Overtraining, or Overtraining Syndrome, is a serious topic in our current environment. For those involved in daily exercise, it can seem like a failure to miss a single training day. Our instant gratification lifestyles can cause us to see each spinning class, Olympic lifting session, or Crossfit WOD as the coup de grace to our just-out-of-reach training goals. Unfortunately, this mindset can allow even the most educated fitness professionals to push past the point of effective exercise and into the realm of overtraining.

There are many signs and symptoms of overtraining. Physiological, performance related and psychological symptoms will manifest differently in each individual and many can be difficult to recognize.

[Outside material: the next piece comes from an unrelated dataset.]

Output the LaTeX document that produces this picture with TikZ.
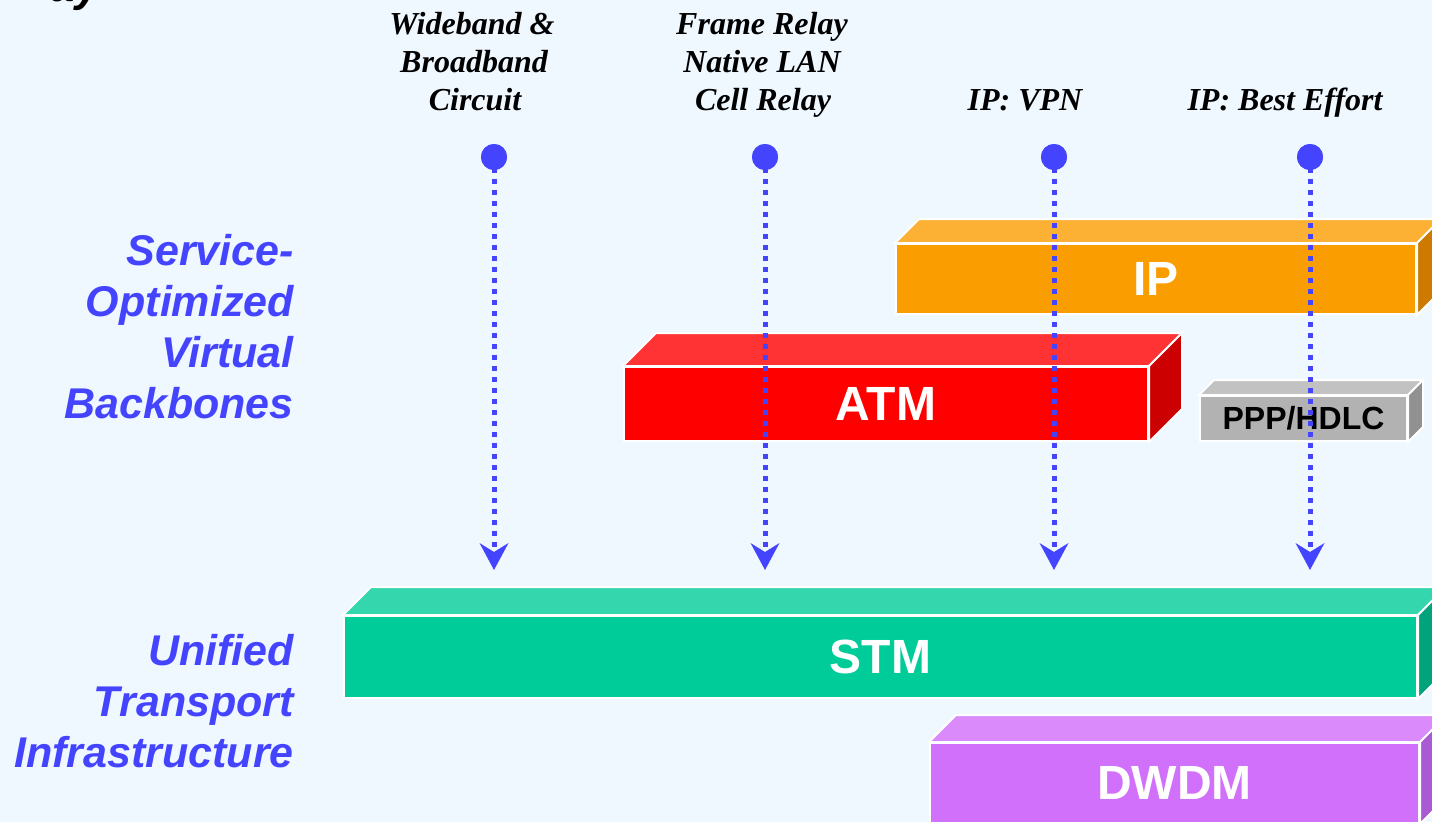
\documentclass[tikz,border=0pt]{standalone}
\usepackage{fontspec}
\setmainfont{Liberation Serif}
\setsansfont{Liberation Sans}
\usetikzlibrary{arrows.meta}

\definecolor{bgcol}{RGB}{239,247,255}
\definecolor{flowblue}{RGB}{68,68,255}
\definecolor{ipfront}{RGB}{249,157,0}
\definecolor{iptop}{RGB}{252,176,52}
\definecolor{ipside}{RGB}{204,122,0}
\definecolor{atmfront}{RGB}{255,0,0}
\definecolor{atmtop}{RGB}{255,51,51}
\definecolor{atmside}{RGB}{204,0,0}
\definecolor{pppfront}{RGB}{178,178,178}
\definecolor{ppptop}{RGB}{194,194,194}
\definecolor{pppside}{RGB}{145,145,145}
\definecolor{stmfront}{RGB}{0,204,153}
\definecolor{stmtop}{RGB}{51,214,173}
\definecolor{stmside}{RGB}{0,163,122}
\definecolor{dwfront}{RGB}{209,112,250}
\definecolor{dwtop}{RGB}{219,138,252}
\definecolor{dwside}{RGB}{170,90,210}

% 3-D slab: name, x, y (front top-left), width, height, depth, colour prefix, label
\newcommand\slab[8]{%
  \node[slabface, fill=#7front, minimum width=#4pt, minimum height=#5pt,
        anchor=north west] (#1) at (#2,#3) {#8};
  \filldraw[slabedge, fill=#7top] (#1.north west) -- ([shift={(#6,-#6)}]#1.north west)
     -- ([shift={(#6,-#6)}]#1.north east) -- (#1.north east) -- cycle;
  \filldraw[slabedge, fill=#7side] (#1.north east) -- ([shift={(#6,-#6)}]#1.north east)
     -- ([shift={(#6,-#6)}]#1.south east) -- (#1.south east) -- cycle;
}

\begin{document}
\begin{tikzpicture}[x=1pt, y=-1pt,
  slabface/.style={draw=white, line width=2pt, inner sep=0pt, text=white,
    font=\sffamily\bfseries\fontsize{48}{48}\selectfont},
  slabedge/.style={draw=white, line width=2pt, line join=miter},
  sidelabel/.style={inner sep=0pt, anchor=base east, text=flowblue,
    font=\sffamily\bfseries\itshape\fontsize{43}{51}\selectfont},
  collabel/.style={inner sep=0pt, anchor=base, text=black,
    font=\rmfamily\bfseries\itshape\fontsize{32}{38}\selectfont},
  flow/.style={draw=flowblue, line width=5pt, dash pattern=on 5pt off 6pt,
    -{Stealth[length=27pt, width=29pt, inset=9pt, line width=0pt]}},
  flowdot/.style={circle, fill=flowblue, minimum size=26pt, inner sep=0pt}]

\useasboundingbox (0,0) rectangle (1432,822);
\clip (0,0) rectangle (1432,822);
\fill[bgcol] (0,0) rectangle (1432,822);

% title fragment at the top edge
\node[inner sep=0pt, anchor=base east, text=black,
      font=\sffamily\bfseries\itshape\fontsize{44}{44}\selectfont] (title) at (100,1) {ay};

% layer names
\node[sidelabel] (sv1) at (294,265) {Service-};
\node[sidelabel] (sv2) at (294,316) {Optimized};
\node[sidelabel] (sv3) at (294,367) {Virtual};
\node[sidelabel] (sv4) at (294,418) {Backbones};
\node[sidelabel] (ut1) at (294,665) {Unified};
\node[sidelabel] (ut2) at (294,716) {Transport};
\node[sidelabel] (ut3) at (294,767) {Infrastructure};

% service names
\node[collabel] (wb1) at (472,34) {Wideband \&};
\node[collabel] (wb2) at (474,72) {Broadband};
\node[collabel] (wb3) at (475,110) {Circuit};
\node[collabel] (fr1) at (762,34) {Frame Relay};
\node[collabel] (fr2) at (762,72) {Native LAN};
\node[collabel] (fr3) at (763,110) {Cell Relay};
\node[collabel] (vpn) at (1025,110) {IP: VPN};
\node[collabel] (bef) at (1285,110) {IP: Best Effort};

% transport layers
\slab{stm}{343}{615}{1073}{82}{28}{stm}{STM}
\slab{dwdm}{929}{742}{489}{80}{27}{dw}{DWDM}

% virtual backbones
\slab{ip}{895}{243}{520}{70}{24}{ip}{IP}
\slab{atm}{623}{366}{524}{74}{33}{atm}{ATM}
\slab{ppp}{1199}{395}{207}{45}{15}{ppp}{\color{black}\fontsize{32}{32}\selectfont PPP/HDLC}

% service flows down to the transport
\node[flowdot] (s1) at (494,157) {};
\node[flowdot] (s2) at (765,157) {};
\node[flowdot] (s3) at (1054,157) {};
\node[flowdot] (s4) at (1310,157) {};
\coordinate (e1) at (494,570);
\coordinate (e2) at (765,570);
\coordinate (e3) at (1054,570);
\coordinate (e4) at (1310,570);
\foreach \i in {1,2,3,4} {
  \draw[flow] (s\i.center) -- (e\i);
  \node[flowdot] at (s\i) {};
}
\end{tikzpicture}
\end{document}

An increased resting heart rate, lower testosterone levels and higher cortisol levels are just some of the physiological symptoms that the average exercise participant will be unlikely to notice. However, there are symptoms that are easier to identify:

  1. Prolonged muscle soreness

Muscle soreness can be a common occurrence when you are attempting to push your body to new limits physically. However, constant or delayed muscle soreness can be a red flag signaling that your body is not recovering properly.

  1. Decreased immune function

Individuals who are overtraining may notice an increase in the frequency that they experience minor sicknesses. Although working out is usually associated with increased immune function, research continues to show that long-term intense exercise associated with overtraining results in suppression of the immune system.

  1. Increased susceptibility to injury

With overtraining syndrome, you may notice that you are become injured frequently. Although you may not experience a serious injury such as an ACL tear, minor injuries should still be seen as an indicator of a bigger issue and not as a norm for your weekly training regimen.

  1. Amenorrhea

Female exercisers may experience amenorrhea, loss of menstrual cycle, when overtraining. This serious symptom is in turn linked to a decrease in bone density, making the individual even more susceptible to injuries such as stress fractures.

The take home message? Recovery is an important component to any training plan. Listen to your body and continue exercising safely and effectively. Happy Lifting!